I can’t feel but have a sense of regret I have about this monster-adventure, coming-of-age film is that I didn’t see it in the cinema, the Oscar nominated (yes, the film is nominated for Best Visual Effects at the 93rd Academy Awards) special effects would have been a thrill to see in the big screen, the hisses, snarls and growls of those monsters would have been perfect in a cinema’s surround sound. My second regret was not seeing it right away when it dropped on Netflix. But I guess, given the situation that we’re in, whether or not we go to the cinemas is entirely out of our hands-one year later! Okay, before this gets political – let’s get back to the movie.
I have to admit, I was a bit worried when the film opened in a few minutes, and protagonist Joel Dawson (Dylan O’Brien) does a voice over of how the world entered into a monster-apocalypse, regular animals, frogs, ants, crabs, transformed into human eating giants. Humanity is forced to flee and live in different colonies scattered across the country in order to survive. Then Joel starts talking about how everyone in his colony has their own soulmate is basically paired up. This is kind of the nauseating part, I mean, you’re surviving in the apocalypse and he is pining for his soul mate, his true love, in the person of Aimee (Jessica Henwick) the two were separated and haven’t seen each other in seven years but have kept in contact through radio transmissions.
Aside from his famous minestrone, a kind of Italian soup, Joel is good in the kitchen and kind of their colony’s chef, Joel is also known for freezing in life-and-death situations, most probably due to trauma when he and his family fled his hometown Fairfield. Which is why he isn’t included in supply runs, when members of the colony have to leave their bunker to scavenge whatever they can from the surface world, you know, regular The Walking Dead stuff.
After a giant ant breaches their colon, Joel decides to go to Aimee, who is living in another colony, seven days travel, 85 miles from where Joel is. Arguably a pretty grand and pretty much dangerous, albeit stupid gesture.

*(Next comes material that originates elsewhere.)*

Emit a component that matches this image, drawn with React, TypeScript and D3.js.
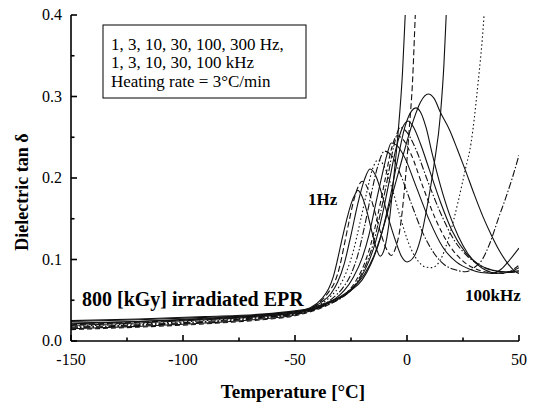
import React from "react";
import * as d3 from "d3";

// Loss tangent vs temperature, one curve per measuring frequency.
const FREQUENCIES = ["1 Hz", "3 Hz", "10 Hz", "30 Hz", "100 Hz", "300 Hz", "1 kHz", "3 kHz", "10 kHz", "30 kHz", "100 kHz"];

const X_TICKS = [-150, -100, -50, 0, 50];
const Y_TICKS = [0, 0.1, 0.2, 0.3, 0.4];

// [temperature °C, tan δ]
const tan1Hz: [number, number][] = [
  [-150, 0.024], [-120, 0.026], [-90, 0.029], [-65, 0.032], [-50, 0.036], [-43, 0.041], [-38, 0.052],
  [-35, 0.064], [-33, 0.078], [-31, 0.1], [-29, 0.125], [-27, 0.148], [-25, 0.168], [-23, 0.181],
  [-22, 0.185], [-20.5, 0.18], [-18, 0.16], [-15.5, 0.132], [-13.5, 0.112], [-12, 0.104], [-10, 0.114],
  [-8, 0.145], [-6, 0.198], [-4, 0.255], [-2, 0.33], [-0.8, 0.4], [0, 0.45],
];
const tan3Hz: [number, number][] = [
  [-150, 0.02], [-120, 0.023], [-90, 0.027], [-65, 0.031], [-50, 0.035], [-43, 0.04], [-38, 0.05],
  [-35, 0.06], [-32, 0.074], [-30, 0.092], [-28, 0.118], [-26, 0.145], [-24, 0.17], [-22, 0.188],
  [-20, 0.196], [-18, 0.19], [-15, 0.165], [-12, 0.135], [-9, 0.112], [-7, 0.105], [-5, 0.115],
  [-3, 0.14], [-1, 0.19], [1, 0.26], [2.5, 0.32], [3.7, 0.4], [4.5, 0.45],
];
const tan10Hz: [number, number][] = [
  [-150, 0.022], [-120, 0.024], [-90, 0.027], [-65, 0.031], [-50, 0.035], [-43, 0.04], [-38, 0.048],
  [-34, 0.058], [-31, 0.072], [-28, 0.095], [-25, 0.13], [-22, 0.168], [-19, 0.198], [-16.5, 0.211],
  [-14, 0.203], [-11, 0.178], [-8, 0.148], [-5, 0.122], [-2.5, 0.104], [0, 0.097], [3, 0.103],
  [6, 0.125], [9, 0.165], [12, 0.215], [15, 0.28], [16.5, 0.34], [17.5, 0.4], [18.3, 0.45],
];
const tan30Hz: [number, number][] = [
  [-150, 0.018], [-120, 0.021], [-90, 0.025], [-65, 0.03], [-50, 0.034], [-43, 0.039], [-38, 0.046],
  [-34, 0.055], [-30, 0.068], [-27, 0.085], [-24, 0.11], [-21, 0.145], [-18, 0.182], [-15.5, 0.21],
  [-13, 0.222], [-10.5, 0.216], [-7, 0.19], [-3, 0.152], [1, 0.118], [5, 0.098], [8, 0.091],
  [11, 0.09], [15, 0.1], [19, 0.13], [23, 0.173], [26, 0.21], [28.6, 0.243], [31.4, 0.308],
  [34.4, 0.4], [35.5, 0.45],
];
const tan100Hz: [number, number][] = [
  [-150, 0.016], [-120, 0.019], [-90, 0.023], [-65, 0.028], [-50, 0.033], [-43, 0.038], [-37, 0.045],
  [-33, 0.053], [-29, 0.064], [-25, 0.082], [-22, 0.105], [-19, 0.14], [-16, 0.18], [-13, 0.215],
  [-10, 0.233], [-7, 0.228], [-3, 0.205], [2, 0.168], [7, 0.133], [12, 0.108], [17, 0.093],
  [22, 0.087], [26, 0.085], [30, 0.09], [33.6, 0.1], [37, 0.12], [41, 0.152], [44, 0.175],
  [47, 0.2], [50, 0.228],
];
const tan300Hz: [number, number][] = [
  [-150, 0.015], [-120, 0.018], [-90, 0.022], [-65, 0.027], [-50, 0.032], [-43, 0.037], [-37, 0.044],
  [-32, 0.052], [-28, 0.062], [-24, 0.078], [-20, 0.102], [-17, 0.13], [-14, 0.168], [-11, 0.205],
  [-9, 0.228], [-7, 0.243], [-4.5, 0.24], [-1, 0.225], [4, 0.19], [10, 0.148], [16, 0.115],
  [22, 0.097], [28, 0.088], [33, 0.084], [38, 0.083], [42, 0.088], [46, 0.1], [50, 0.114],
];
const tan1kHz: [number, number][] = [
  [-150, 0.014], [-120, 0.017], [-90, 0.021], [-65, 0.026], [-50, 0.031], [-43, 0.036], [-37, 0.042],
  [-32, 0.049], [-27, 0.059], [-23, 0.073], [-19, 0.095], [-16, 0.12], [-13, 0.155], [-10, 0.195],
  [-7, 0.235], [-4.5, 0.252], [-2, 0.248], [2, 0.228], [7, 0.19], [13, 0.148], [19, 0.117],
  [25, 0.098], [31, 0.088], [37, 0.084], [43, 0.083], [47, 0.087], [50, 0.093],
];
const tan3kHz: [number, number][] = [
  [-150, 0.017], [-120, 0.02], [-90, 0.024], [-65, 0.029], [-50, 0.033], [-43, 0.037], [-37, 0.043],
  [-31, 0.05], [-26, 0.06], [-22, 0.074], [-18, 0.096], [-15, 0.12], [-12, 0.155], [-9, 0.195],
  [-6, 0.238], [-3, 0.262], [0, 0.256], [4, 0.235], [9, 0.198], [15, 0.157], [21, 0.124],
  [27, 0.104], [33, 0.092], [39, 0.086], [45, 0.084], [50, 0.085],
];
const tan10kHz: [number, number][] = [
  [-150, 0.019], [-120, 0.022], [-90, 0.026], [-65, 0.03], [-50, 0.034], [-43, 0.038], [-37, 0.044],
  [-31, 0.051], [-25, 0.062], [-21, 0.076], [-17, 0.098], [-14, 0.122], [-11, 0.155], [-8, 0.195],
  [-5, 0.235], [-2, 0.262], [0.5, 0.27], [3, 0.262], [6, 0.242], [10, 0.21], [15, 0.17],
  [20, 0.136], [26, 0.109], [32, 0.094], [38, 0.087], [44, 0.085], [50, 0.086],
];
const tan30kHz: [number, number][] = [
  [-150, 0.021], [-120, 0.024], [-90, 0.028], [-65, 0.032], [-50, 0.036], [-43, 0.039], [-37, 0.045],
  [-31, 0.052], [-25, 0.062], [-20, 0.075], [-16, 0.095], [-12, 0.125], [-8, 0.17], [-4, 0.225],
  [-1, 0.262], [2, 0.282], [4, 0.286], [6, 0.281], [8.5, 0.262], [11.4, 0.228], [15, 0.19],
  [19, 0.155], [23, 0.128], [27, 0.108], [31, 0.095], [35, 0.087], [40, 0.083], [45, 0.084], [50, 0.09],
];
const tan100kHz: [number, number][] = [
  [-150, 0.025], [-120, 0.027], [-90, 0.03], [-65, 0.033], [-50, 0.037], [-43, 0.04], [-37, 0.046],
  [-30, 0.054], [-24, 0.066], [-19, 0.082], [-15, 0.103], [-11, 0.135], [-7, 0.175], [-3.5, 0.21],
  [0, 0.245], [3, 0.272], [6, 0.293], [9.5, 0.303], [12, 0.298], [15, 0.28], [19, 0.259],
  [22.5, 0.235], [26, 0.21], [30, 0.18], [34, 0.152], [38, 0.128], [41, 0.112], [45, 0.095],
  [49, 0.084], [50, 0.083],
];

const SERIES = [tan1Hz, tan3Hz, tan10Hz, tan30Hz, tan100Hz, tan300Hz, tan1kHz, tan3kHz, tan10kHz, tan30kHz, tan100kHz];

// stroke-dasharray per curve
const DASHES = ["none", "6,3", "none", "1.5,2.5", "7,2,1.5,2", "none", "5,3", "7,2,1.5,2", "none", "none", "none"];

const W = 534;
const H = 408;
const M = { left: 71, right: 519, top: 15, bottom: 341 };
const SERIF = "'Liberation Serif', 'Times New Roman', Times, serif";

export default function App() {
  const x = d3.scaleLinear().domain([-150, 50]).range([M.left, M.right]);
  const y = d3.scaleLinear().domain([0, 0.4]).range([M.bottom, M.top]);
  const line = d3
    .line<[number, number]>()
    .x((d) => x(d[0]))
    .y((d) => y(d[1]))
    .curve(d3.curveMonotoneX);

  const xMinor = d3.range(-125, 50, 50);
  const yMinor = d3.range(0.05, 0.4, 0.1);

  return (
    <svg
      width={W}
      height={H}
      viewBox={`0 0 ${W} ${H}`}
      style={{ position: "absolute", left: 0, top: 0, background: "#fff" }}
      fontFamily={SERIF}
    >
      <defs>
        <clipPath id="plot">
          <rect x={M.left} y={M.top} width={M.right - M.left} height={M.bottom - M.top} />
        </clipPath>
      </defs>

      <g clipPath="url(#plot)" fill="none" stroke="#111" strokeWidth={1.1}>
        {SERIES.map((s, i) => (
          <path key={FREQUENCIES[i]} d={line(s) || ""} strokeDasharray={DASHES[i]} />
        ))}
      </g>

      {/* axes */}
      <g stroke="#000" strokeWidth={1.6} fill="none">
        <line x1={M.left} y1={M.top} x2={M.left} y2={M.bottom} />
        <line x1={M.left} y1={M.bottom} x2={M.right} y2={M.bottom} />
        {X_TICKS.map((t) => (
          <line key={"xt" + t} x1={x(t)} x2={x(t)} y1={M.bottom} y2={M.bottom - 6} />
        ))}
        {xMinor.map((t) => (
          <line key={"xm" + t} x1={x(t)} x2={x(t)} y1={M.bottom} y2={M.bottom - 3.5} />
        ))}
        {Y_TICKS.map((t) => (
          <line key={"yt" + t} x1={M.left} x2={M.left + 6} y1={y(t)} y2={y(t)} />
        ))}
        {yMinor.map((t) => (
          <line key={"ym" + t} x1={M.left} x2={M.left + 3.5} y1={y(t)} y2={y(t)} />
        ))}
      </g>

      <g fontSize={16} fill="#000">
        {X_TICKS.map((t) => (
          <text key={"xl" + t} x={x(t)} y={365} textAnchor="middle">
            {t}
          </text>
        ))}
        {Y_TICKS.map((t) => (
          <text key={"yl" + t} x={62} y={y(t) + 5} textAnchor="end">
            {t.toFixed(1)}
          </text>
        ))}
      </g>

      {/* axis titles */}
      <text x={293} y={398} textAnchor="middle" fontWeight="bold" fontSize={19}>
        Temperature [°C]
      </text>
      <text
        transform={`translate(28,192) rotate(-90)`}
        textAnchor="middle"
        fontWeight="bold"
        fontSize={18}
      >
        Dielectric tan δ
      </text>

      {/* legend box */}
      <rect x={103} y={25} width={203} height={73} fill="#fff" stroke="#000" strokeWidth={1} />
      <g fontSize={17}>
        <text x={111} y={50}>1, 3, 10, 30, 100, 300 Hz,</text>
        <text x={111} y={68}>1, 3, 10, 30, 100 kHz</text>
        <text x={111} y={87}>Heating rate = 3°C/min</text>
      </g>

      {/* annotations */}
      <text x={308} y={205} fontWeight="bold" fontSize={17}>1Hz</text>
      <text x={465} y={301} fontWeight="bold" fontSize={17}>100kHz</text>
      <text x={82} y={306} fontWeight="bold" fontSize={20}>800 [kGy] irradiated EPR</text>
    </svg>
  );
}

Along the way, Joel meets a few friends, Boy (the real star of the show) a loyal and pretty reliable dog. He is rescued by a pair of survivors, Clyde (Michael Rooker) and Minnow (Ariana Greenblatt) because you know, he’s not really the survivor-in-the-wild type. Clyde and Minnow teach Joel tips and tricks to survive in the wild before parting ways.
Joel eventually finds Aimee and his grand gesture doesn’t exactly pan out the way he thought it would.
The final act of the film gives a surprise twist and shies away from the young love and romantic troupes, and leans more toward growth and a coming-of-age for Joel, which is a relief actually.
The film also has themes on loss, sadness and grief but presents it in a touching and genuine way, not too preachy or forced, it’s a nice, natural surprise when you least expect it.
Dylan O’Brien is known for his roles in the YA adapted film series (but never finished) Maze Runner and recently killing Nazi’s in Amazon Prime’s ‘Hunters’ but in Love and Monsters, he is not a gun wielding protagonist with a dark past, he’s just a regular kid, smitten, doubtful, frightened, hopeful, optimistic. It maybe a movie about battling monsters during the apocalypse but it is, in essence, a film about growing up, making mistakes and learning from those mistakes.
‘Love and Monsters’ is now streaming on Netflix.